An US federal judge has denied a bankruptcy request from investment bank Bear Stearns in relation to two failed Cayman Island domiciled hedge funds, both victims of the sub-prime mortgage crisis.

Judge Burton R. Lifland, of the United States Bankruptcy Court in Manhattan, denied Bear Stearns’s Chapter 15 request, which covers cross-border liquidations, and would allow the hedge funds to liquidate in the Cayman Islands while seeking bankruptcy protection in the United States. However, Judge Lifland granted Bear Stearns 30 days to refile its request before investors are entitled to seize assets.

The decision leaves the bank with the option of petitioning under either Chapter 7 or Chapter 11 of the bankruptcy code for protection from investors in the United States.

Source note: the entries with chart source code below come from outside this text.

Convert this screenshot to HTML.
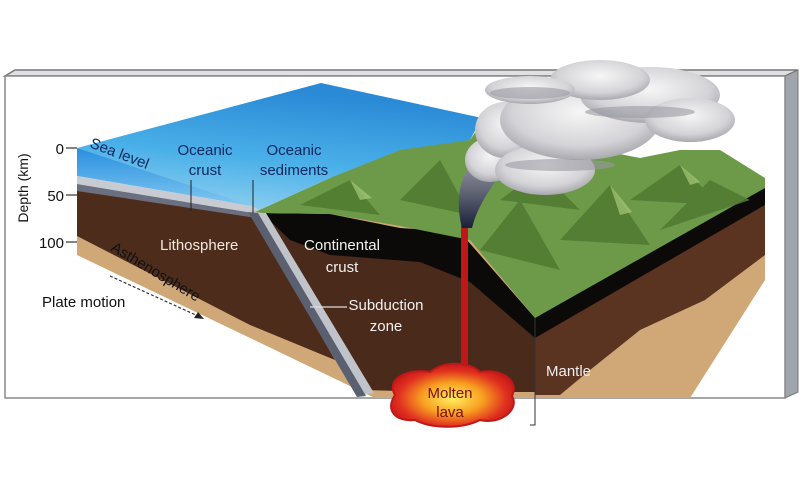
<!DOCTYPE html>
<html><head><meta charset="utf-8"><style>
html,body{margin:0;padding:0;background:#fff;width:800px;height:480px;overflow:hidden}
svg{display:block}
text{font-family:"Liberation Sans",sans-serif}
</style></head><body>
<svg width="800" height="480" viewBox="0 0 800 480">
<defs>
<linearGradient id="water" x1="0" y1="1" x2="0.3" y2="0">
<stop offset="0" stop-color="#a0d8f2"/><stop offset="0.5" stop-color="#4ab0e8"/><stop offset="1" stop-color="#2a8ad6"/></linearGradient>
<linearGradient id="wfront" x1="0" y1="0" x2="0" y2="1">
<stop offset="0" stop-color="#2a8fe0"/><stop offset="1" stop-color="#80c8f0"/></linearGradient>
<radialGradient id="lava" cx="0.5" cy="0.55" r="0.55">
<stop offset="0" stop-color="#fff060"/><stop offset="0.45" stop-color="#f8a020"/><stop offset="0.8" stop-color="#e03020"/><stop offset="1" stop-color="#c81818"/></radialGradient>
<radialGradient id="cloud" cx="0.5" cy="0.4" r="0.6">
<stop offset="0" stop-color="#f6f6f6"/><stop offset="0.7" stop-color="#d4d4d8"/><stop offset="1" stop-color="#a8a8ae"/></radialGradient>
<linearGradient id="plume" x1="0" y1="1" x2="0" y2="0">
<stop offset="0" stop-color="#1a1f3a"/><stop offset="0.4" stop-color="#5a5f70"/><stop offset="1" stop-color="#b0b0b6"/></linearGradient>
</defs>
<!-- frame -->
<polygon points="5,76 15,70 798,70 785,76" fill="#e0e0e4" stroke="#777" stroke-width="1.5"/>
<polygon points="785,76 798,70 798,392 785,398" fill="#a0a4ac" stroke="#777" stroke-width="1"/>
<rect x="5" y="76" width="780" height="322" fill="#fff" stroke="#888" stroke-width="1.5"/>
<!-- tan base -->
<polygon points="77,232 77,255 375,398 690,398 765,280 765,190 300,212" fill="#d0a878"/>
<!-- right face brown -->
<polygon points="535,318 765,190 765,255 705,300 640,330 590,370 560,395 535,395" fill="#5a3420"/>
<!-- left lithosphere -->
<polygon points="77,188 250,212 335,360 250,325 77,236" fill="#4e2c1c"/>
<!-- mid brown -->
<polygon points="265,213 360,390 440,392 535,392 535,318 460,240" fill="#4a2a1a"/>
<!-- black continental crust -->
<polygon points="262,213 330,214 400,228 460,232 535,318 765,182 765,205 535,338 470,282 420,262 330,255 290,240" fill="#0c0a08"/>
<!-- water top -->
<polygon points="77,148 321,83 482,118 470,140 330,178 255,212" fill="url(#water)"/>
<!-- water front -->
<polygon points="77,148 252,206 77,176" fill="url(#wfront)"/>
<!-- oceanic crust -->
<polygon points="77,176 252,206 265,213 252,213 77,184" fill="#c8ccd2"/>
<polygon points="77,184 252,213 265,216 250,217 77,191" fill="#6a7080"/>
<!-- slab -->
<polygon points="250,210 266,213 374,393 357,396" fill="#c0c4ca"/>
<polygon points="248,212 258,213 366,396 357,397" fill="#5a6070"/>
<!-- green land -->
<polygon points="255,212 330,178 400,150 470,140 482,122 520,140 560,165 600,150 640,158 680,150 720,150 765,178 765,188 535,318 470,240 400,226 330,214 263,213" fill="#6d9a48"/>
<g fill="#4f7a30" opacity="0.85">
<polygon points="300,205 350,180 380,215"/>
<polygon points="400,200 440,160 470,215"/>
<polygon points="480,250 520,200 560,270"/>
<polygon points="560,240 610,185 650,245"/>
<polygon points="630,200 680,165 720,205"/>
<polygon points="500,200 540,170 580,210"/>
<polygon points="660,230 710,180 750,200"/>
</g>
<g fill="#a8c878" opacity="0.7">
<polygon points="350,180 360,200 372,198"/>
<polygon points="610,185 620,215 632,212"/>
<polygon points="680,165 690,185 700,182"/>
</g>
<!-- lava -->
<rect x="461" y="225" width="7" height="150" fill="#c01818"/>
<path d="M395,395 C385,378 410,368 430,372 C445,360 470,362 480,372 C500,368 520,380 512,396 C520,410 500,425 480,420 C460,430 430,428 415,420 C395,422 385,410 395,395 Z" fill="url(#lava)" stroke="#c01818" stroke-width="2"/>
<!-- plume -->
<path d="M462,228 C455,200 460,180 470,165 C480,150 500,140 510,150 C505,175 480,195 472,228 Z" fill="url(#plume)"/>
<g fill="url(#cloud)">
<ellipse cx="490" cy="160" rx="25" ry="22"/>
<ellipse cx="505" cy="130" rx="30" ry="28"/>
<ellipse cx="545" cy="170" rx="50" ry="25"/>
<ellipse cx="580" cy="120" rx="80" ry="40"/>
<ellipse cx="650" cy="95" rx="70" ry="28"/>
<ellipse cx="600" cy="80" rx="50" ry="20"/>
<ellipse cx="690" cy="120" rx="45" ry="22"/>
<ellipse cx="530" cy="90" rx="45" ry="14"/>
</g>
<g fill="#9a9aa2" opacity="0.6">
<ellipse cx="530" cy="93" rx="40" ry="6"/>
<ellipse cx="640" cy="112" rx="55" ry="6"/>
<ellipse cx="560" cy="165" rx="55" ry="6"/>
</g>
<!-- depth axis -->
<g stroke="#333" stroke-width="1.2">
<line x1="66" y1="148" x2="77" y2="148"/><line x1="66" y1="195" x2="77" y2="195"/><line x1="66" y1="242" x2="77" y2="242"/>
</g>
<g font-size="15" fill="#111" text-anchor="end">
<text x="64" y="154">0</text><text x="64" y="201">50</text><text x="64" y="248">100</text>
</g>
<text transform="translate(28,188) rotate(-90)" font-size="14" text-anchor="middle" fill="#111">Depth (km)</text>
<text transform="translate(89,147) rotate(21)" font-size="15" fill="#0f2860">Sea level</text>
<g font-size="15" fill="#0f2860" text-anchor="middle">
<text x="205" y="155">Oceanic</text><text x="205" y="175">crust</text>
<text x="294" y="155">Oceanic</text><text x="294" y="175">sediments</text>
</g>
<g stroke="#222" stroke-width="1"><line x1="191" y1="180" x2="191" y2="211"/><line x1="253" y1="180" x2="253" y2="213"/></g>
<text x="160" y="250" font-size="15" fill="#f2e8e0">Lithosphere</text>
<text transform="translate(110,250) rotate(31)" font-size="15" fill="#111">Asthenosphere</text>
<text x="42" y="307" font-size="15" fill="#111">Plate motion</text>
<line x1="110" y1="276" x2="198" y2="316" stroke="#333" stroke-width="1.2" stroke-dasharray="3,2"/>
<polygon points="204,319 194,318 198,312" fill="#222"/>
<g font-size="15" fill="#f2f2f2" text-anchor="middle">
<text x="342" y="250">Continental</text><text x="342" y="272">crust</text>
<text x="386" y="310">Subduction</text><text x="386" y="331">zone</text>
</g>
<line x1="310" y1="307" x2="347" y2="307" stroke="#ddd" stroke-width="1.2"/>
<polyline points="535,318 535,425 530,425" fill="none" stroke="#333" stroke-width="1"/>
<text x="546" y="376" font-size="15" fill="#eee">Mantle</text>
<g font-size="15" fill="#7a1010" text-anchor="middle">
<text x="450" y="398">Molten</text><text x="450" y="417">lava</text>
</g>
</svg>
</body></html>
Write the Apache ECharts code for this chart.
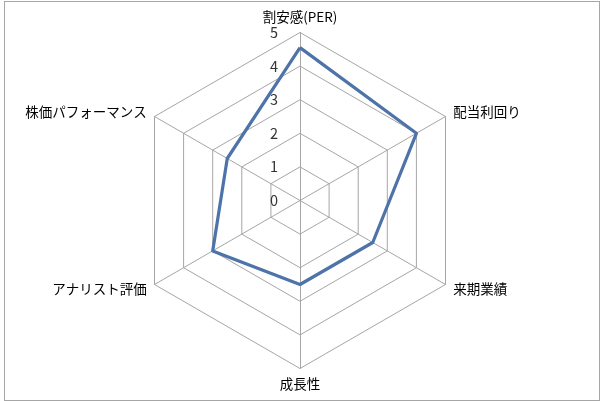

The two hedge funds in question, the Bear Stearns High-Grade Structured Credit Strategies Master Fund and the Bear Stearns High-Grade Structured Credit Strategies Enhanced Leverage Master Fund, invested in sub-prime securities. Most of the funds' assets are in the US. Most of the assets of the two shuttered funds had been repossessed by secured creditors, including Merrill Lynch and Bear Sterns itself, during the period before their bankruptcy. Bear Sterns has also suspended redemptions in a third fund, the $900 million Bear Stearns Asset-Backed Securities Fund, although Bear Sterns stated that the fund had only a tiny exposure to the sub-prime mortgage market. However, some investors in the two bankrupt funds have begun legal action against the bank, claiming that investors were misled over the funds' exposure to sub-prime securities.

Meanwhile, the co-author of the Chapter 15 bankruptcy code has said that in such cases, where hedge funds are registered offshore, they should not be entitled to Chapter 15 protection because their main centre of interest is in the US.

"For a foreign non-main proceeding to be recognized under Chapter 15, the foreign proceeding must be pending in a country where the debtor has an establishment," Daniel Glosband, partner with Goodwin Procter in Boston and co-author of Chapter 15, was quoted as observing by the International Financial Law Review.

"This type of case, where the debtor has neither its centre of main interest (Comi) or an establishment in the country of the foreign proceeding, should not be eligible for Chapter 15 recognition and the whole case should be heard in the US. This is the policy behind the statute," Glosbard added.